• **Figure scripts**
━━━━━━━━━━━━━━━━━━━━
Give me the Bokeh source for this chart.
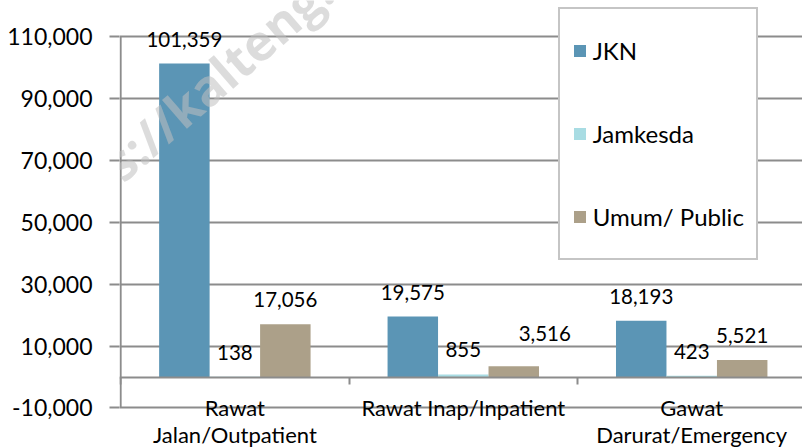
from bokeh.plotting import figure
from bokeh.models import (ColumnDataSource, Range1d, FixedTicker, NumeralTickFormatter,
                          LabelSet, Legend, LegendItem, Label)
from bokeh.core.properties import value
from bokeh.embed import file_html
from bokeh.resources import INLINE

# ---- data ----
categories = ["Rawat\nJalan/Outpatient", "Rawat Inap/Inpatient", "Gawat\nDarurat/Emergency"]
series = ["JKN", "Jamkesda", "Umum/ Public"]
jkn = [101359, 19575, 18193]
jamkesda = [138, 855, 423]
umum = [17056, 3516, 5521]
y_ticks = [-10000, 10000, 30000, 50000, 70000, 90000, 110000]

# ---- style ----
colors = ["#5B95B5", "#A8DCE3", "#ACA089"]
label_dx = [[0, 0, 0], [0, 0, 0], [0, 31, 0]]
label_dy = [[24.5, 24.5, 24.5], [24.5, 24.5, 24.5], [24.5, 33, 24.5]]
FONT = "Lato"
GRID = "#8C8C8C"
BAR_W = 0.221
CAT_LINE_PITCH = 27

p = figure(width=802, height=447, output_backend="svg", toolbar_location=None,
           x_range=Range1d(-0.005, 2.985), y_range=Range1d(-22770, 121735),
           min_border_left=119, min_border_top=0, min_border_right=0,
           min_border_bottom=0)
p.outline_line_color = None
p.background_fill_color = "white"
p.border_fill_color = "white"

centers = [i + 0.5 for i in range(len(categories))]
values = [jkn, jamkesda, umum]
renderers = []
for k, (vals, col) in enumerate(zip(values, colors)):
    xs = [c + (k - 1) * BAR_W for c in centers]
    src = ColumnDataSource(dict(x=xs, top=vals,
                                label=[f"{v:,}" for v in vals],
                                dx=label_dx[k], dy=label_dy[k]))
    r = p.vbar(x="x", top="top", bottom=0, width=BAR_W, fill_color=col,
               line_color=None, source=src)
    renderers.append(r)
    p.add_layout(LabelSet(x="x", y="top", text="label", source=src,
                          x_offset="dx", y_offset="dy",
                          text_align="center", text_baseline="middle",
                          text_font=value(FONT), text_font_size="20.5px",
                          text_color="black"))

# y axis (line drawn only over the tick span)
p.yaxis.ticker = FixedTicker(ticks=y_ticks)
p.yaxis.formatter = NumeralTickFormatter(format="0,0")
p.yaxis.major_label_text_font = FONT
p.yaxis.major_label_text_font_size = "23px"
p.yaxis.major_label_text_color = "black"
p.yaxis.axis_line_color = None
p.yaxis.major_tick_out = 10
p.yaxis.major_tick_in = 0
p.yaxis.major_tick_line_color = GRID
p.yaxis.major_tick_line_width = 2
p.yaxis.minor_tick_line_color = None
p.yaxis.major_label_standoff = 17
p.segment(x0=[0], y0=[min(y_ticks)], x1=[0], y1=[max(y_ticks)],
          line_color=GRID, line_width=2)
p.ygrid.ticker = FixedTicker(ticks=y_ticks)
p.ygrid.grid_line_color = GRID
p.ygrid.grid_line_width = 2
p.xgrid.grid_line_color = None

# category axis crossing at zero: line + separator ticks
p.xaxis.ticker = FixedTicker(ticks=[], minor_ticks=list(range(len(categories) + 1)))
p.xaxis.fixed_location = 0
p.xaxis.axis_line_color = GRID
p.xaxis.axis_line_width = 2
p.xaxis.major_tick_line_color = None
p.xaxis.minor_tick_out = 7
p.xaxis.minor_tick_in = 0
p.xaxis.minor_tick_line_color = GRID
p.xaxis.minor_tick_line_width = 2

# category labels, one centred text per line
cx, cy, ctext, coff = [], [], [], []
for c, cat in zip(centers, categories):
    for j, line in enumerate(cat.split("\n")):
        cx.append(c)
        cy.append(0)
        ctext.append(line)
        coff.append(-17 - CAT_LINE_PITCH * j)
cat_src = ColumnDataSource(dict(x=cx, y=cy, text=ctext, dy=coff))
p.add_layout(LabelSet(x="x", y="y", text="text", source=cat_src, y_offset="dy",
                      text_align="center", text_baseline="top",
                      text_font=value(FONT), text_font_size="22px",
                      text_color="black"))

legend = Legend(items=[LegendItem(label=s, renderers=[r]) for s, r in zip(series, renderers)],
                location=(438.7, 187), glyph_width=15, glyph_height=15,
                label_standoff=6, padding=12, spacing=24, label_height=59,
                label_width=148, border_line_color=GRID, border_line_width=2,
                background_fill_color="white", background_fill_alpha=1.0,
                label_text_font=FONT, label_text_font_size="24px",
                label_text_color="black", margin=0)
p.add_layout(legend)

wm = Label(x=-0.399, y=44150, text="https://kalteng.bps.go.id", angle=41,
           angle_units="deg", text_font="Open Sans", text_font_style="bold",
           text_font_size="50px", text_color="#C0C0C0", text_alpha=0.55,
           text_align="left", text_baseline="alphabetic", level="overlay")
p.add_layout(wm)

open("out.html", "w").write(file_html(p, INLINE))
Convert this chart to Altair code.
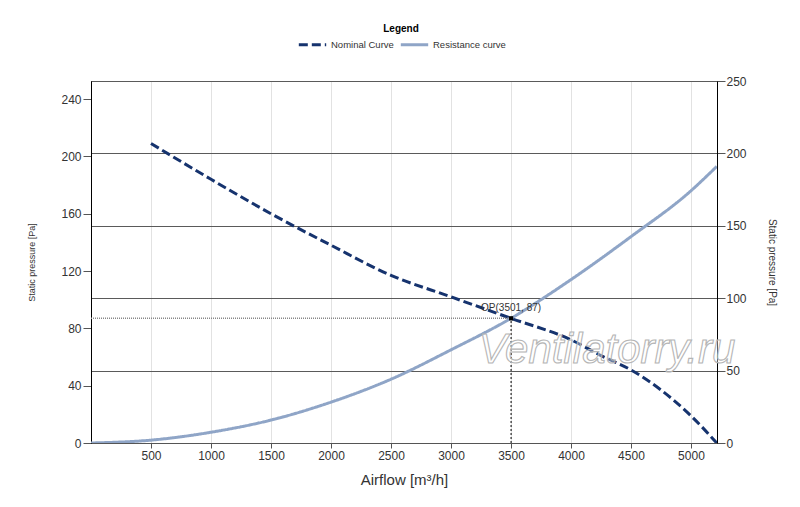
━━━━━━━━━━━━━━━━━━━━
Locate all lines in the listing above with the word "chart". Copy them.

Give me the Bokeh source for this chart.
Convert this chart to Altair code.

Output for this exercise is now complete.